- EXERCISE MATERIAL
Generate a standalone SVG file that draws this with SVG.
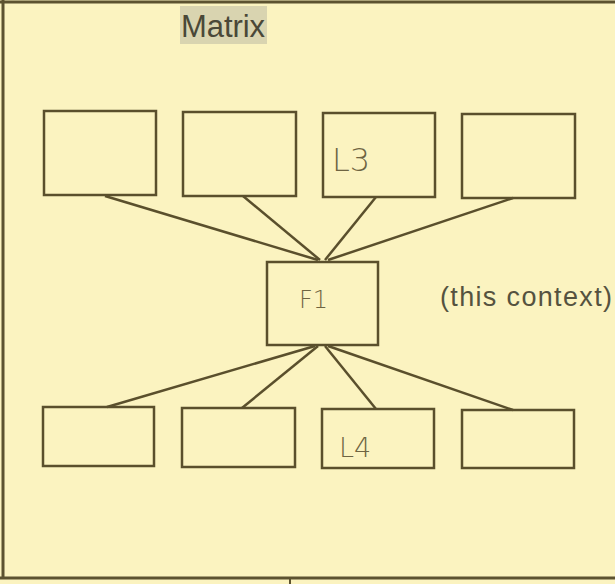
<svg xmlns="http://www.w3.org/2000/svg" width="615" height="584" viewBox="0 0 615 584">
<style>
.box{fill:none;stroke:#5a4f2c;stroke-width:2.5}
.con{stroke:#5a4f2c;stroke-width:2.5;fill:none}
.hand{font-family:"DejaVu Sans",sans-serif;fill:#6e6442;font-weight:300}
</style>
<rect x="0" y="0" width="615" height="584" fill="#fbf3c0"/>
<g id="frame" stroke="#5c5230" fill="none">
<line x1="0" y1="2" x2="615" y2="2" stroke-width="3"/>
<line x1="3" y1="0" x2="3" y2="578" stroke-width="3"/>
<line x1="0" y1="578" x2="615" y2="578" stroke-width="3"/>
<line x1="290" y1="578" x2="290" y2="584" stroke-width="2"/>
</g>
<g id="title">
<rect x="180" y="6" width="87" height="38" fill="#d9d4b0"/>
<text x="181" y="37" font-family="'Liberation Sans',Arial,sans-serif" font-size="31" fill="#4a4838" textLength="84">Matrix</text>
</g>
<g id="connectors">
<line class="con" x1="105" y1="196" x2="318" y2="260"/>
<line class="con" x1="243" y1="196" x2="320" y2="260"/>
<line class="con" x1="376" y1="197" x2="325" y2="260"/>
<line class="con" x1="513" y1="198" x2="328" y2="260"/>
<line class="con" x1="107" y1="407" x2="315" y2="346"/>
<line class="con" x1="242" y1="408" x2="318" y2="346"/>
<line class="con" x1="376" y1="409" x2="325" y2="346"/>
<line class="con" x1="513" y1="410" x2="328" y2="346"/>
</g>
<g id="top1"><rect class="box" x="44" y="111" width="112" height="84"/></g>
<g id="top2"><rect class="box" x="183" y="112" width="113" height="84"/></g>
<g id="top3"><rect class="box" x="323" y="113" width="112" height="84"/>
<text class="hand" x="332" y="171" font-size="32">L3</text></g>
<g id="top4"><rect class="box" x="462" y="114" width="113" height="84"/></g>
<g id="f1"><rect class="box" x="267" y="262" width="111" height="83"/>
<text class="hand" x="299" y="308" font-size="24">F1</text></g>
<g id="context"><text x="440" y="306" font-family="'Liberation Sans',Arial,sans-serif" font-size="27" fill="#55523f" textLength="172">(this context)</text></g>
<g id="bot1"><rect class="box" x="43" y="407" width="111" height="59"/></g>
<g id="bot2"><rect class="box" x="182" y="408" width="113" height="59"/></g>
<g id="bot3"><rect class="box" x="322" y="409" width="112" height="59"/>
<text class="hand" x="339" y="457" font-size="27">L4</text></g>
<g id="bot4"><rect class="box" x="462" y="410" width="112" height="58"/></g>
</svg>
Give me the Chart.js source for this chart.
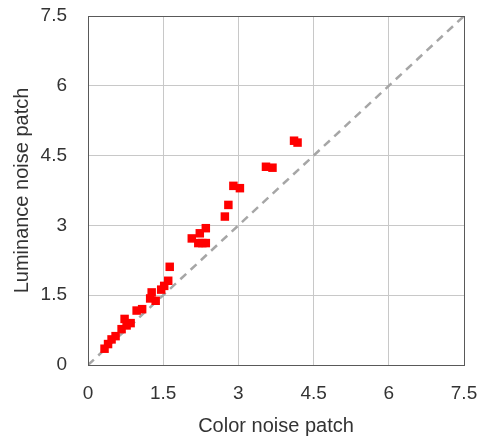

- WHAT IS BEING ASKED
Extract all the entries word for word; omit any pictures.

- OUTPUT FOR THIS EXERCISE
Generate a standalone SVG file that draws this with SVG.
<svg xmlns="http://www.w3.org/2000/svg" width="615" height="584" viewBox="0 0 615 584">
<style>
.box{fill:none;stroke:#5a4f2c;stroke-width:2.5}
.con{stroke:#5a4f2c;stroke-width:2.5;fill:none}
.hand{font-family:"DejaVu Sans",sans-serif;fill:#6e6442;font-weight:300}
</style>
<rect x="0" y="0" width="615" height="584" fill="#fbf3c0"/>
<g id="frame" stroke="#5c5230" fill="none">
<line x1="0" y1="2" x2="615" y2="2" stroke-width="3"/>
<line x1="3" y1="0" x2="3" y2="578" stroke-width="3"/>
<line x1="0" y1="578" x2="615" y2="578" stroke-width="3"/>
<line x1="290" y1="578" x2="290" y2="584" stroke-width="2"/>
</g>
<g id="title">
<rect x="180" y="6" width="87" height="38" fill="#d9d4b0"/>
<text x="181" y="37" font-family="'Liberation Sans',Arial,sans-serif" font-size="31" fill="#4a4838" textLength="84">Matrix</text>
</g>
<g id="connectors">
<line class="con" x1="105" y1="196" x2="318" y2="260"/>
<line class="con" x1="243" y1="196" x2="320" y2="260"/>
<line class="con" x1="376" y1="197" x2="325" y2="260"/>
<line class="con" x1="513" y1="198" x2="328" y2="260"/>
<line class="con" x1="107" y1="407" x2="315" y2="346"/>
<line class="con" x1="242" y1="408" x2="318" y2="346"/>
<line class="con" x1="376" y1="409" x2="325" y2="346"/>
<line class="con" x1="513" y1="410" x2="328" y2="346"/>
</g>
<g id="top1"><rect class="box" x="44" y="111" width="112" height="84"/></g>
<g id="top2"><rect class="box" x="183" y="112" width="113" height="84"/></g>
<g id="top3"><rect class="box" x="323" y="113" width="112" height="84"/>
<text class="hand" x="332" y="171" font-size="32">L3</text></g>
<g id="top4"><rect class="box" x="462" y="114" width="113" height="84"/></g>
<g id="f1"><rect class="box" x="267" y="262" width="111" height="83"/>
<text class="hand" x="299" y="308" font-size="24">F1</text></g>
<g id="context"><text x="440" y="306" font-family="'Liberation Sans',Arial,sans-serif" font-size="27" fill="#55523f" textLength="172">(this context)</text></g>
<g id="bot1"><rect class="box" x="43" y="407" width="111" height="59"/></g>
<g id="bot2"><rect class="box" x="182" y="408" width="113" height="59"/></g>
<g id="bot3"><rect class="box" x="322" y="409" width="112" height="59"/>
<text class="hand" x="339" y="457" font-size="27">L4</text></g>
<g id="bot4"><rect class="box" x="462" y="410" width="112" height="58"/></g>
</svg>
Give me the Chart.js source for this chart.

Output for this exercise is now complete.